Ryan Alexander-Tanner

I LIVE IN LOS ANGELES now, but when I lived in Portland, I took it for granted. It was one of the main things I did in Portland: I just sat there with wet hair, drinking churched-up Emperor's New Clothes coffee, frowning imperceptibly at my station in life, and certainly taking both the time and place for granted. Little did I know, as I languished in my endless gray summer that it wasn't the knowns I wasn't appreciating, it was the unknowns I wasn't appreciating, cousins. It wasn't until about a week ago (WEEK AGO) that I saw Crater Lake for the first time, while traveling south with my lovely girlfriend through those Oregon wildernesses that dwarf and humble you, even as you peep them from high in one of Aloysius A. Airplane's trademark flying machines.

As I took in the fucking impossible blue of the lake for the first time, I felt both awe and guilt, truly grateful (hippies aren't wrong about everything, cynicals) to see such a sight, and truly mad at myself that it had taken me this long to travel such a short distance to take it in.
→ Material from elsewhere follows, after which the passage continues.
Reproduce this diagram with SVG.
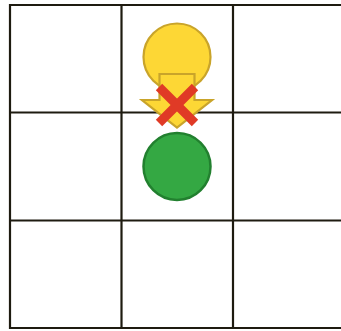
<svg xmlns="http://www.w3.org/2000/svg" width="341" height="331" viewBox="0 0 341 331">
<style>
.grid{stroke:#1e1b10;stroke-width:2.2;fill:none}
.yel{fill:#fdd735;stroke:#c9a42a;stroke-width:2.2}
.grn{fill:#34a843;stroke:#22802f;stroke-width:2.5}
.x{stroke:#e03a26;stroke-width:9;stroke-linecap:butt}
</style>
<rect width="341" height="331" fill="#ffffff"/>
<g id="grid" class="grid">
<line x1="10" y1="4" x2="10" y2="329"/>
<line x1="121.5" y1="4" x2="121.5" y2="329"/>
<line x1="233" y1="4" x2="233" y2="329"/>
<line x1="9" y1="5" x2="341" y2="5"/>
<line x1="9" y1="112.5" x2="341" y2="112.5"/>
<line x1="9" y1="220.5" x2="341" y2="220.5"/>
<line x1="9" y1="328" x2="341" y2="328"/>
</g>
<g id="yellow-circle"><circle class="yel" cx="177" cy="57" r="33.5"/></g>
<g id="green-circle"><circle class="grn" cx="177" cy="166.5" r="33.5"/></g>
<g id="connectors">
<polygon class="yel" points="159.5,74 194.5,74 194.5,100 212,100 177,127.5 142,100 159.5,100"/>
<g id="cross">
<line class="x" x1="159" y1="87" x2="195" y2="123"/>
<line class="x" x1="195" y1="87" x2="159" y2="123"/>
</g>
</g>
</svg>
I think our capacity to be mesmerized by the natural world has diminished. This world has become safer and smaller, and at the same time, it has become so much more accessible—if only through facsimile.

When you hear about Machu Picchu or whale sharks or the Grand Canyon for the first time, at a young age, you get to see what they look like immediately. There's nobody saying, "I HEAR TELL OF A DEER THAT STANDS TALLER'N THREE DEER WITH A FACE LIKE A CHOCOLATE CAMEL AND ANTLERS SO BIG GOD ROUTINELY TRIES TO HIGH-FIVE THEM," when they want to describe a moose. They just show you a picture of a moose. It's desensitizing, in a way, or at least it builds your tolerance for natural wonder.

Or so you think, until you're standing at the rim of a collapsed volcano—fed by centuries of rainwater instead of sediment-heavy streams—that's so blue, you'll rub your eyes.

For goddamn real, everybody. This lake is blue as fuck. It's Marge's hair blue. It's blue raspberry Slurpee blue. The lake is so blue it keeps posting Dashboard Confessional lyrics on its DeadJournal. I mean to tell you, this lake is blue. I'm mad at myself for waiting so long, but I'm glad I finally went to see it.

As my girlfriend, her dog, and I pushed deeper south into the wilderness, she noted how close such wonders are to Portland, and lamented how infrequently she visited those geological treasure chests, and I agreed. It's summer, Portland, and I hope you live it up in your wonderful city—but also load up your car, eat some trail mix, and head out into nature—it's time to find out what you didn't even know you've been taking for granted.